Users can run the model by following the steps outlined in the README file of the GitHub repository here. The model weights can be loaded with appropriate input data, and for missing data, mean values from historical data per location can be used, though it is recommended to use actual data where possible.

Contribution

To know more Software team's our contribution visit the Contribution page

Conclusion

Predicting coffee yield is of utmost importance for both farmers and the end consumers of coffee. The need for a Machine Learning model with precise and accurate prediction of coffee yield was the need of the hour and hence this formed the basis of inspiration to build a model for the drink we all know and love. With various challenges while procuring datasets for training the model, to fine tuning the R^2 score and comparing with various ML models, this is definitely a significant step towards improving the Quality of life of both farmers and the end consumers. This also opens the door to other research groups and organizations to access organized, open source data for further research and innovation in the field of agriculture.

Future Direction

1. A good dataset is a crucial component for any machine learning application. As there is a scarcity of datasets related to coffee as a consequence of very few Large-scale coffee-producing states in India, our next step would be to collect additional data such as yield, rainfall, temperature, soil fertility levels etc. through means of contacting coffee estates/associations in the other coffee growing states.

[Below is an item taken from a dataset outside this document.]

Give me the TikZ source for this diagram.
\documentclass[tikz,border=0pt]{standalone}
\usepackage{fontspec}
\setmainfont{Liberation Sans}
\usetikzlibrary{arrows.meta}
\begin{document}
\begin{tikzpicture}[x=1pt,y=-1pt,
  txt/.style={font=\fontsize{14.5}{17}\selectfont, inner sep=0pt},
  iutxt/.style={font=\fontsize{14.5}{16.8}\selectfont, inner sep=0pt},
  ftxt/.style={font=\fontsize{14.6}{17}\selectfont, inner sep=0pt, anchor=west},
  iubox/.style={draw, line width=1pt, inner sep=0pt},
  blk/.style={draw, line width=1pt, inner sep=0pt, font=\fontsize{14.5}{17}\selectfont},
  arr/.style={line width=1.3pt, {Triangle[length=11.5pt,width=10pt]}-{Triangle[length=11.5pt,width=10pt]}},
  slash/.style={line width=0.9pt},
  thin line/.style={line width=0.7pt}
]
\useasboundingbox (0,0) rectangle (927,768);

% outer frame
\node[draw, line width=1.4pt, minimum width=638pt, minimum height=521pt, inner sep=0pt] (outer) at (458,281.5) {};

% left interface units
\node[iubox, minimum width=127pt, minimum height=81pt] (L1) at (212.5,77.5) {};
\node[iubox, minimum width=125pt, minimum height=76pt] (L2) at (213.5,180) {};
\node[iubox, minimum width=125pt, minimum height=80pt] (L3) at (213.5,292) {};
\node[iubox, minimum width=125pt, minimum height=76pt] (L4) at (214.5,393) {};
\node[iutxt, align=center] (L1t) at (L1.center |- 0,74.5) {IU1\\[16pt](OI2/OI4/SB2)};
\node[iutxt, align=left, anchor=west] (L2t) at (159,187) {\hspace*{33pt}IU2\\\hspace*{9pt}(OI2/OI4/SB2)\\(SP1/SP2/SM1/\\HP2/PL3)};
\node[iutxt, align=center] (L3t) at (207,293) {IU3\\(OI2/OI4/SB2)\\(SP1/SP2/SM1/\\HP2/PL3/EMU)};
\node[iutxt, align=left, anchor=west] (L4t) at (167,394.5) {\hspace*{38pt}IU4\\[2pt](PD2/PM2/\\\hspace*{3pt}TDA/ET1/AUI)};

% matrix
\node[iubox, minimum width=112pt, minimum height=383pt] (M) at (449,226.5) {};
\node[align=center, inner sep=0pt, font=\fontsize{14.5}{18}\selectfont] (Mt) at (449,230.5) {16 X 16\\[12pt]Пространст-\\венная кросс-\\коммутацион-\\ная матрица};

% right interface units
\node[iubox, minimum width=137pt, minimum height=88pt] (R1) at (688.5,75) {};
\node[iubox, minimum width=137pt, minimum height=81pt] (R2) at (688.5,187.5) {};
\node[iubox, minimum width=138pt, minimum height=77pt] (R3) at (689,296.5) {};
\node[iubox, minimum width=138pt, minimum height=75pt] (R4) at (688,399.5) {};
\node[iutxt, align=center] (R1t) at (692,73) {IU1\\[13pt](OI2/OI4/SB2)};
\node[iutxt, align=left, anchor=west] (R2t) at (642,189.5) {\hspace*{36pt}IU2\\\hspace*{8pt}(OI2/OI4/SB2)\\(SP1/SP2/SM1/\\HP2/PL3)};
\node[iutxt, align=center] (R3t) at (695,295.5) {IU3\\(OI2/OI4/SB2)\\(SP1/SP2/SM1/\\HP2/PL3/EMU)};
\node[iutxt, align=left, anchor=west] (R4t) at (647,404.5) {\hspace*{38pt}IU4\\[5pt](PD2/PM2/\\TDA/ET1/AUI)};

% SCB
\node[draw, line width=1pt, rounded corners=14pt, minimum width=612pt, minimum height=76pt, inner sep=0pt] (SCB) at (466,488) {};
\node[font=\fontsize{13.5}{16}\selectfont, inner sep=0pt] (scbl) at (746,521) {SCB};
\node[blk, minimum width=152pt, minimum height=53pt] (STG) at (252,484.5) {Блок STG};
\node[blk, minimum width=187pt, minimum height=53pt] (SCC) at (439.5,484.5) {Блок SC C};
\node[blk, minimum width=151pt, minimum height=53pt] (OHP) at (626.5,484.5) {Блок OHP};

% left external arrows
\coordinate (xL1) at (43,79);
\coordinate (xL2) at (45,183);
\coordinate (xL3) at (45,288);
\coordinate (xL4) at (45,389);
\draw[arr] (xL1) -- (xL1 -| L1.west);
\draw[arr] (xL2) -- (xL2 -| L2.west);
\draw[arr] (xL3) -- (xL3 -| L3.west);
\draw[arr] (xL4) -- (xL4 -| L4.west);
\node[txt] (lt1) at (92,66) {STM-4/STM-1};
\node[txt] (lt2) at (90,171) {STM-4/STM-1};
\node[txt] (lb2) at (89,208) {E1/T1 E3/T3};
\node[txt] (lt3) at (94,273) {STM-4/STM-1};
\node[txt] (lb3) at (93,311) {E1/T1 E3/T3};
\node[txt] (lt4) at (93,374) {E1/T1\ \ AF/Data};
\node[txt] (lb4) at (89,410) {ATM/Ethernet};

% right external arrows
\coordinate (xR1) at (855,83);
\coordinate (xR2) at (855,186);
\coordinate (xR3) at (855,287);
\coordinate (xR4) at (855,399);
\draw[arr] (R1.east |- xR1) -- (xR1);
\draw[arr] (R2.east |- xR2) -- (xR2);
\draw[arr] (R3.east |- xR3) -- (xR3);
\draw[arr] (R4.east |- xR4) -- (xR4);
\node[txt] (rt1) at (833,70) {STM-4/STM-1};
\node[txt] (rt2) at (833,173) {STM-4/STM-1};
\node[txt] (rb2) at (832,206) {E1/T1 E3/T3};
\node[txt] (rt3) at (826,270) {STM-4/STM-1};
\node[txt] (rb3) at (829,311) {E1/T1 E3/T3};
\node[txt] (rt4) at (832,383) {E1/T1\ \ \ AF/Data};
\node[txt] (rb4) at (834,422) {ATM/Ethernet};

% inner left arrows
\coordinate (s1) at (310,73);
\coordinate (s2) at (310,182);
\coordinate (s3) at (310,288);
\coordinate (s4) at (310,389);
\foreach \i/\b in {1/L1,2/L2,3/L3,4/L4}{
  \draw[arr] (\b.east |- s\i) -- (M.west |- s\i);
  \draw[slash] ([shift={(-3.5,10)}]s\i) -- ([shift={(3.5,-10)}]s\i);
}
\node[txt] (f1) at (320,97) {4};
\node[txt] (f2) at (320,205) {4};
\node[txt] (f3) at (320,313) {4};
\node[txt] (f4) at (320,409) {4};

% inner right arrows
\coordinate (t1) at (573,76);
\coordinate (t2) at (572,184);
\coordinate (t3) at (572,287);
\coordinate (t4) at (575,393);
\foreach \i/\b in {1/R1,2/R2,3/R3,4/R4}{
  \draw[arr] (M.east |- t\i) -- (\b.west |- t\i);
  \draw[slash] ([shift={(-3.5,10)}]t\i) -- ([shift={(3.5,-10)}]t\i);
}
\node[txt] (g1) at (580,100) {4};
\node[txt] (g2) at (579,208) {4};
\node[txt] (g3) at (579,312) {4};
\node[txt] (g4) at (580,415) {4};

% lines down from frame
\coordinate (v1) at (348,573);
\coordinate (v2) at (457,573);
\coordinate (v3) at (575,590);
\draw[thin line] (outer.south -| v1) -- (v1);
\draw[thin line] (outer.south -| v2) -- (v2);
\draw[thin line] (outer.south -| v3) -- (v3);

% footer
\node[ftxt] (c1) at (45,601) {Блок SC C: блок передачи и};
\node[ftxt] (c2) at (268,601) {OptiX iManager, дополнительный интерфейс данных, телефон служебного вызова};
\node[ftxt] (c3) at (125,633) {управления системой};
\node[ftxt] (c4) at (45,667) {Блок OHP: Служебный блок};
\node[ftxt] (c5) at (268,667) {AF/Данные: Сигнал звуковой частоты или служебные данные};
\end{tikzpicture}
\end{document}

This would not only increase the robustness and comprehensiveness of data but also help train our model to fit the data from coffee-producing estates which contribute majorly to coffee production in the country.

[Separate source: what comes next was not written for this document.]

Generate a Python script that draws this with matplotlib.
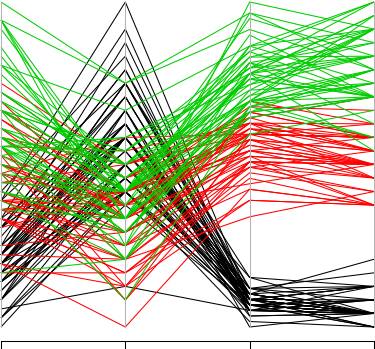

2. This approach lays the foundation for application of the model to predict the yield of other crops as well since most of the parameters remain the same.

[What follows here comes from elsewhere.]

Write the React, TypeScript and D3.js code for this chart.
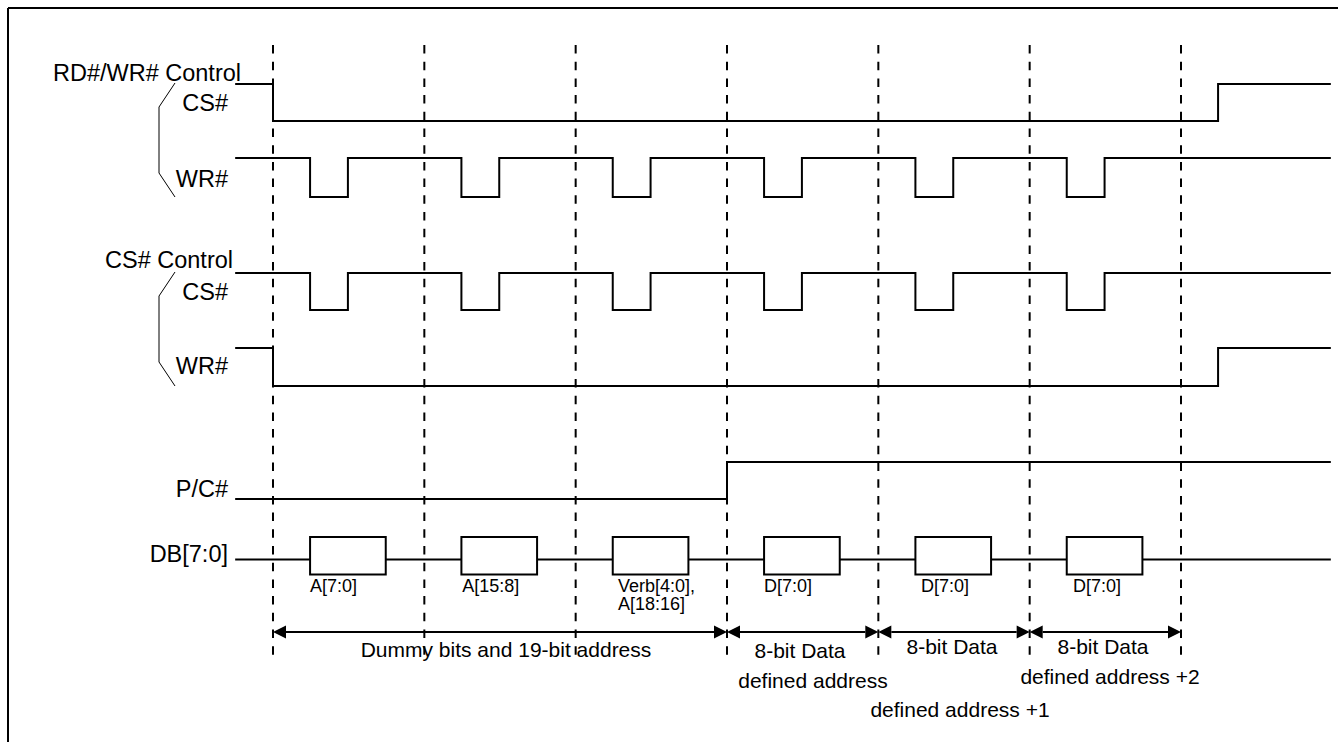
import React from "react";
import * as d3 from "d3";

// ---- data (time in bus-cycle units; dashed grid lines at integer cycles) ----
const gridCycles = [0, 1, 2, 3, 4, 5, 6];
const traceStart = -0.25;
const traceEnd = 6.99;

// step signals: [time, level]
const rdwrCS: [number, number][] = [[traceStart, 1], [0, 0], [6.245, 1], [traceEnd, 1]];
const strobe: [number, number][] = [
  [traceStart, 1],
  [0.245, 0], [0.495, 1],
  [1.245, 0], [1.495, 1],
  [2.245, 0], [2.495, 1],
  [3.245, 0], [3.495, 1],
  [4.245, 0], [4.495, 1],
  [5.245, 0], [5.495, 1],
  [traceEnd, 1],
];
const csWR: [number, number][] = [[traceStart, 1], [0, 0], [6.245, 1], [traceEnd, 1]];
const pcSignal: [number, number][] = [[traceStart, 0], [3, 1], [traceEnd, 1]];

// data bus boxes
const dbStarts = [0.245, 1.245, 2.245, 3.245, 4.245, 5.245];
const dbEnds = [0.745, 1.745, 2.745, 3.745, 4.745, 5.745];
const dbLabels = [["A[7:0]"], ["A[15:8]"], ["Verb[4:0],", "A[18:16]"], ["D[7:0]"], ["D[7:0]"], ["D[7:0]"]];
const dbLabelTimes = [0.245, 1.25, 2.28, 3.245, 4.282, 5.286];

// span arrows
const spanFrom = [0, 3, 4, 5];
const spanTo = [3, 4, 5, 6];
const spanTitles = ["Dummy bits and 19-bit address", "8-bit Data", "8-bit Data", "8-bit Data"];
const spanSubtitles = ["", "defined address", "defined address +1", "defined address +2"];

// left labels
const groupTitles = ["RD#/WR# Control", "CS# Control"];
const rowLabels = ["CS#", "WR#", "CS#", "WR#", "P/C#", "DB[7:0]"];

// ---- layout ----
const W = 1338;
const H = 742;
const FONT = "Arial, 'Liberation Sans', Helvetica, sans-serif";

export default function App() {
  const x = d3.scaleLinear().domain([0, 6]).range([273, 1181]);

  const rowYs = [
    d3.scaleLinear().domain([0, 1]).range([121, 84]),
    d3.scaleLinear().domain([0, 1]).range([197, 158]),
    d3.scaleLinear().domain([0, 1]).range([310, 273]),
    d3.scaleLinear().domain([0, 1]).range([386, 348]),
    d3.scaleLinear().domain([0, 1]).range([499, 462]),
  ];
  const signals = [rdwrCS, strobe, strobe, csWR, pcSignal];

  const dbY = 559.5;
  const dbTop = 537;
  const dbBot = 574.5;
  const arrowY = 632;

  const lineFor = (ys: d3.ScaleLinear<number, number>) =>
    d3
      .line<[number, number]>()
      .x((d) => x(d[0]))
      .y((d) => ys(d[1]))
      .curve(d3.curveStepAfter);

  const rowLabelX = 228;
  const rowLabelBase = [111, 187, 300, 374, 497, 562];
  const groupTitleX = [241, 233];
  const groupTitleBase = [81, 268];

  const braces = [
    [[175, 83], [159, 107], [159, 173], [175, 197]],
    [[175, 272], [159, 296], [159, 362], [175, 386]],
  ];

  const head = 13;
  const half = 6.5;

  return (
    <svg
      width={W}
      height={H}
      style={{ position: "absolute", left: 0, top: 0, background: "#fff" }}
      fontFamily={FONT}
    >
      <rect x={0} y={0} width={W} height={H} fill="#fff" />
      {/* frame */}
      <line x1={8} y1={8} x2={W} y2={8} stroke="#000" strokeWidth={2} />
      <line x1={8} y1={8} x2={8} y2={H} stroke="#000" strokeWidth={2} />

      {/* dashed grid */}
      {gridCycles.map((c) => (
        <line
          key={"g" + c}
          x1={x(c)}
          x2={x(c)}
          y1={45}
          y2={658}
          stroke="#000"
          strokeWidth={2}
          strokeDasharray="8.5 8.2"
        />
      ))}

      {/* step signals */}
      {signals.map((s, i) => (
        <path key={"s" + i} d={lineFor(rowYs[i])(s) || ""} fill="none" stroke="#000" strokeWidth={2} />
      ))}

      {/* data bus */}
      <line x1={x(traceStart)} x2={x(traceEnd)} y1={dbY} y2={dbY} stroke="#000" strokeWidth={2} />
      {dbStarts.map((s, i) => (
        <rect
          key={"b" + i}
          x={x(s)}
          y={dbTop}
          width={x(dbEnds[i]) - x(s)}
          height={dbBot - dbTop}
          fill="#fff"
          stroke="#000"
          strokeWidth={2}
        />
      ))}
      {dbLabels.map((lines, i) => (
        <text key={"bl" + i} x={x(dbLabelTimes[i])} y={592} fontSize={18} fill="#000">
          {lines.map((l, j) => (
            <tspan key={j} x={x(dbLabelTimes[i])} dy={j === 0 ? 0 : 18}>
              {l}
            </tspan>
          ))}
        </text>
      ))}

      {/* braces */}
      {braces.map((b, i) => (
        <polyline
          key={"br" + i}
          points={b.map((p) => p.join(",")).join(" ")}
          fill="none"
          stroke="#000"
          strokeWidth={1}
        />
      ))}

      {/* labels */}
      {groupTitles.map((t, i) => (
        <text key={"gt" + i} x={groupTitleX[i]} y={groupTitleBase[i]} fontSize={23.5} textAnchor="end" fill="#000">
          {t}
        </text>
      ))}
      {rowLabels.map((t, i) => (
        <text key={"rl" + i} x={rowLabelX} y={rowLabelBase[i]} fontSize={23.5} textAnchor="end" fill="#000">
          {t}
        </text>
      ))}

      {/* span arrows */}
      {spanFrom.map((f, i) => {
        const a = x(f);
        const b = x(spanTo[i]);
        return (
          <g key={"sp" + i}>
            <line x1={a + head} x2={b - head} y1={arrowY} y2={arrowY} stroke="#000" strokeWidth={2} />
            <path d={`M${a},${arrowY}L${a + head},${arrowY - half}L${a + head},${arrowY + half}Z`} fill="#000" />
            <path d={`M${b},${arrowY}L${b - head},${arrowY - half}L${b - head},${arrowY + half}Z`} fill="#000" />
          </g>
        );
      })}
      <text x={506} y={657} fontSize={21} textAnchor="middle" fill="#000">{spanTitles[0]}</text>
      <text x={800} y={658} fontSize={21} textAnchor="middle" fill="#000">{spanTitles[1]}</text>
      <text x={952} y={654} fontSize={21} textAnchor="middle" fill="#000">{spanTitles[2]}</text>
      <text x={1103} y={654} fontSize={21} textAnchor="middle" fill="#000">{spanTitles[3]}</text>
      <text x={813} y={688} fontSize={21} textAnchor="middle" fill="#000">{spanSubtitles[1]}</text>
      <text x={960} y={717} fontSize={21} textAnchor="middle" fill="#000">{spanSubtitles[2]}</text>
      <text x={1110} y={684} fontSize={21} textAnchor="middle" fill="#000">{spanSubtitles[3]}</text>
    </svg>
  );
}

3. In a meeting with the Coffee Board of India, they pointed out that any model used to predict yield of coffee has its own complications while deploying it on a large scale, since coffee production also involves various unmeasurable factors. To overcome this, we aim to collaborate with them to achieve this common goal

4. We aim to develop a Graphic User Interface (GUI) for the model and implement it in the form of a website. This is done with an objective that this resource is accessible to common people such as farmers, researchers or future iGEM teams. They can utilize the model for assistance for further innovation or research purposes

References

1. Kittichotsatsawat, Y., Tippayawong, N., & Tippayawong, K. Y. (2022). Prediction of arabica coffee production using artificial neural network and multiple linear regression techniques. Scientific Reports, 12(1), 14488.

2. Van Klompenburg, T., Kassahun, A., & Catal, C. (2020). Crop yield prediction using machine learning: A systematic literature review. Computers and Electronics in Agriculture, 177, 105709.

3. Kouadio, L., Deo, R. C., Byrareddy, V., Adamowski, J. F., & Mushtaq, S. (2018). Artificial intelligence approach for the prediction of Robusta coffee yield using soil fertility properties. Computers and electronics in agriculture, 155, 324-338.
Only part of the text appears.